→ **Material provided**:
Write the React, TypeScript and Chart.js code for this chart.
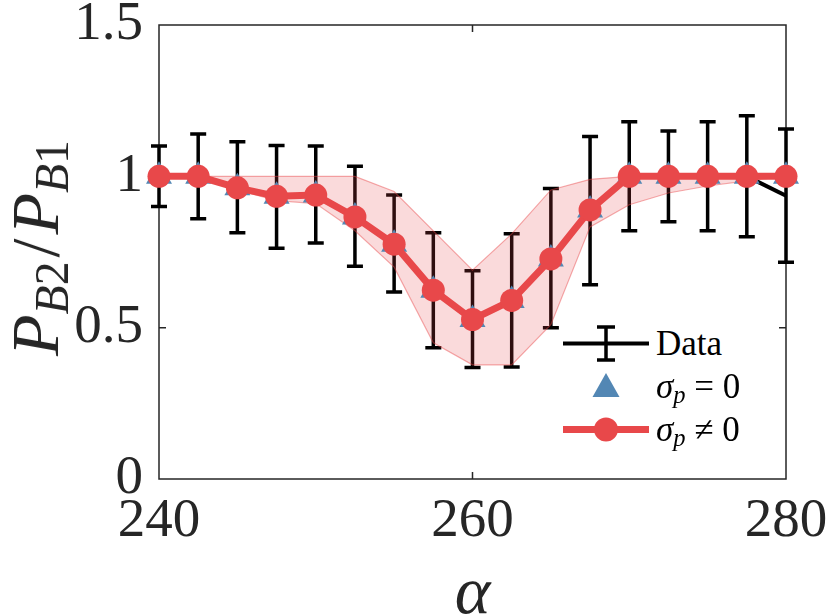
import { useEffect, useRef } from "react";
import { Chart, registerables } from "chart.js";

Chart.register(...registerables);

// alpha values along the x axis
const alphas = [240, 242.5, 245, 247.5, 250, 252.5, 255, 257.5, 260, 262.5, 265, 267.5, 270, 272.5, 275, 277.5, 280];
// measured data: mean and half error bar
const dataMean = [1.0, 1.0, 0.964, 0.932, 0.94, 0.868, 0.778, 0.624, 0.528, 0.59, 0.73, 0.887, 1.0, 1.0, 1.0, 1.0, 0.936];
const dataErr = [0.1, 0.14, 0.15, 0.17, 0.16, 0.165, 0.16, 0.19, 0.16, 0.22, 0.23, 0.245, 0.18, 0.15, 0.18, 0.2, 0.22];
// model with sigma_p = 0 (triangles)
const modelZero = [1.0, 1.0, 0.962, 0.934, 0.938, 0.866, 0.776, 0.624, 0.527, 0.59, 0.727, 0.889, 1.0, 1.0, 1.0, 1.0, 1.0];
// model with sigma_p != 0 (circles) and its shaded band
const modelSigma = [1.0, 1.0, 0.962, 0.934, 0.938, 0.866, 0.776, 0.624, 0.527, 0.59, 0.727, 0.889, 1.0, 1.0, 1.0, 1.0, 1.0];
const bandUpper = [1.0, 1.0, 1.0, 1.0, 1.0, 1.0, 0.95, 0.82, 0.69, 0.81, 0.955, 0.99, 1.0, 1.0, 1.0, 1.0, 1.0];
const bandLower = [1.0, 1.0, 0.955, 0.92, 0.91, 0.82, 0.7, 0.45, 0.377, 0.377, 0.51, 0.833, 0.906, 0.945, 0.968, 0.985, 1.0];

const xTicks = [240, 260, 280];
const yTicks = [0, 0.5, 1, 1.5];
const xMinorTicks = [260];
const yMinorTicks = [0.5, 1];

const RED = "#e8484a";
const BLUE = "#5387b4";
const AXIS = "#262626";
const SERIF = "'Liberation Serif', 'DejaVu Serif', serif";

const pts = (ys: number[]) => alphas.map((x, i) => ({ x, y: ys[i] }));

const framePlugin = {
  id: "frame",
  beforeDatasetsDraw(chart: any) {
    const { ctx, chartArea: a, scales } = chart;
    ctx.save();
    ctx.strokeStyle = AXIS;
    ctx.lineWidth = 1.5;
    ctx.strokeRect(a.left, a.top, a.right - a.left, a.bottom - a.top);
    const len = 7;
    ctx.beginPath();
    xMinorTicks.forEach((v) => {
      const px = scales.x.getPixelForValue(v);
      ctx.moveTo(px, a.bottom);
      ctx.lineTo(px, a.bottom - len);
      ctx.moveTo(px, a.top);
      ctx.lineTo(px, a.top + len);
    });
    yMinorTicks.forEach((v) => {
      const py = scales.y.getPixelForValue(v);
      ctx.moveTo(a.left, py);
      ctx.lineTo(a.left + len, py);
      ctx.moveTo(a.right, py);
      ctx.lineTo(a.right - len, py);
    });
    ctx.stroke();

    // error bars of the data
    ctx.strokeStyle = "#000";
    ctx.lineWidth = 3.5;
    ctx.lineCap = "butt";
    alphas.forEach((x, i) => {
      const px = scales.x.getPixelForValue(x);
      const top = scales.y.getPixelForValue(dataMean[i] + dataErr[i]);
      const bot = scales.y.getPixelForValue(dataMean[i] - dataErr[i]);
      ctx.beginPath();
      ctx.moveTo(px, top);
      ctx.lineTo(px, bot);
      ctx.moveTo(px - 8, top);
      ctx.lineTo(px + 8, top);
      ctx.moveTo(px - 8, bot);
      ctx.lineTo(px + 8, bot);
      ctx.stroke();
    });
    ctx.restore();
  },
};

export default function App() {
  const canvasRef = useRef<HTMLCanvasElement>(null);
  const chartRef = useRef<Chart | null>(null);

  useEffect(() => {
    document.body.style.margin = "0";
    if (!canvasRef.current) return;
    if (chartRef.current) chartRef.current.destroy();

    chartRef.current = new Chart(canvasRef.current, {
      type: "line",
      data: {
        datasets: [
          {
            label: "sigma_p != 0",
            data: pts(modelSigma),
            borderColor: RED,
            borderWidth: 7,
            pointRadius: 11.5,
            pointBackgroundColor: RED,
            pointBorderWidth: 0,
            fill: false,
            clip: false,
            order: 0,
          },
          {
            label: "sigma_p = 0",
            data: pts(modelZero),
            showLine: false,
            pointStyle: "triangle",
            pointRadius: 15,
            pointBackgroundColor: BLUE,
            pointBorderWidth: 0,
            fill: false,
            clip: false,
            order: 1,
          },
          {
            label: "band upper",
            data: pts(bandUpper),
            borderColor: "rgba(232,72,74,0.45)",
            borderWidth: 1.2,
            backgroundColor: "rgba(232,72,74,0.2)",
            pointRadius: 0,
            fill: "+1",
            order: 2,
          },
          {
            label: "band lower",
            data: pts(bandLower),
            borderColor: "rgba(232,72,74,0.45)",
            borderWidth: 1.2,
            pointRadius: 0,
            fill: false,
            order: 3,
          },
          {
            label: "Data",
            data: pts(dataMean),
            borderColor: "#000",
            borderWidth: 4,
            pointRadius: 0,
            fill: false,
            order: 4,
          },
        ],
      },
      options: {
        animation: false,
        responsive: true,
        maintainAspectRatio: false,
        layout: { padding: { left: 0, right: 44, top: 25, bottom: 0 } },
        plugins: {
          legend: { display: false },
          tooltip: { enabled: false },
        },
        scales: {
          x: {
            type: "linear",
            min: 240,
            max: 280,
            afterBuildTicks: (s: any) => {
              s.ticks = xTicks.map((value) => ({ value }));
            },
            afterFit: (s: any) => {
              s.height = 137;
              s.paddingLeft = 0;
              s.paddingRight = 0;
            },
            grid: { display: false, drawTicks: false },
            border: { display: false },
            ticks: {
              padding: 10,
              maxRotation: 0,
              color: AXIS,
              font: { family: SERIF, size: 55 },
              callback: (v: any) => String(v),
            },
          },
          y: {
            type: "linear",
            min: 0,
            max: 1.5,
            afterBuildTicks: (s: any) => {
              s.ticks = yTicks.map((value) => ({ value }));
            },
            afterFit: (s: any) => {
              s.width = 159;
              s.paddingTop = 0;
              s.paddingBottom = 0;
            },
            grid: { display: false, drawTicks: false },
            border: { display: false },
            ticks: {
              padding: 16,
              color: AXIS,
              font: { family: SERIF, size: 55 },
              callback: (v: any) => String(v),
            },
          },
        },
      },
      plugins: [framePlugin],
    });

    return () => {
      if (chartRef.current) {
        chartRef.current.destroy();
        chartRef.current = null;
      }
    };
  }, []);

  const sub = { fontSize: "0.7em", verticalAlign: "-0.22em", lineHeight: 0 } as const;
  const legendText = { fontFamily: SERIF, fontSize: 35, color: "#000", lineHeight: "43px", whiteSpace: "nowrap" } as const;

  return (
    <div style={{ position: "relative", width: 830, height: 616, background: "#fff" }}>
      <canvas ref={canvasRef} />
      <div
        style={{
          position: "absolute",
          left: 35,
          top: 248,
          transform: "translate(-50%, -50%) rotate(-90deg)",
          fontFamily: SERIF,
          fontSize: 68,
          color: AXIS,
          whiteSpace: "nowrap",
          lineHeight: 1,
        }}
      >
        <i>P</i>
        <span style={sub}>
          <i>B</i>2
        </span>
        <span style={{ margin: "0 0.06em" }}>/</span>
        <i>P</i>
        <span style={sub}>
          <i>B</i>1
        </span>
      </div>
      <div
        style={{
          position: "absolute",
          left: 159,
          width: 627,
          top: 556,
          textAlign: "center",
          fontFamily: SERIF,
          fontSize: 68,
          fontStyle: "italic",
          color: AXIS,
          lineHeight: 1,
        }}
      >
        α
      </div>
      <div style={{ position: "absolute", left: 560, top: 322, background: "#fff" }}>
        <div style={{ display: "flex", alignItems: "center", height: 43 }}>
          <svg width={96} height={43}>
            <line x1={3} y1={21.5} x2={89} y2={21.5} stroke="#000" strokeWidth={4} />
            <line x1={46} y1={5} x2={46} y2={38} stroke="#000" strokeWidth={3.5} />
            <line x1={37} y1={5} x2={55} y2={5} stroke="#000" strokeWidth={3.5} />
            <line x1={37} y1={38} x2={55} y2={38} stroke="#000" strokeWidth={3.5} />
          </svg>
          <span style={legendText}>Data</span>
        </div>
        <div style={{ display: "flex", alignItems: "center", height: 43 }}>
          <svg width={96} height={43}>
            <polygon points="46,8 59.5,32 32.5,32" fill={BLUE} />
          </svg>
          <span style={legendText}>
            <i>σ</i>
            <span style={sub}>
              <i>p</i>
            </span>
            {" = 0"}
          </span>
        </div>
        <div style={{ display: "flex", alignItems: "center", height: 43 }}>
          <svg width={96} height={43}>
            <line x1={3} y1={21.5} x2={89} y2={21.5} stroke={RED} strokeWidth={7} />
            <circle cx={46} cy={21.5} r={12} fill={RED} />
          </svg>
          <span style={legendText}>
            <i>σ</i>
            <span style={sub}>
              <i>p</i>
            </span>
            {" ≠ 0"}
          </span>
        </div>
      </div>
    </div>
  );
}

→ **Exercise description**:
Pictures are excluded; extract exactly the lines from the start of the data through the line that holds "Chart.register(...registerables);", both ends included.

→ **Response below**:
Write the React, TypeScript and Chart.js code for this chart.
import { useEffect, useRef } from "react";
import { Chart, registerables } from "chart.js";

Chart.register(...registerables);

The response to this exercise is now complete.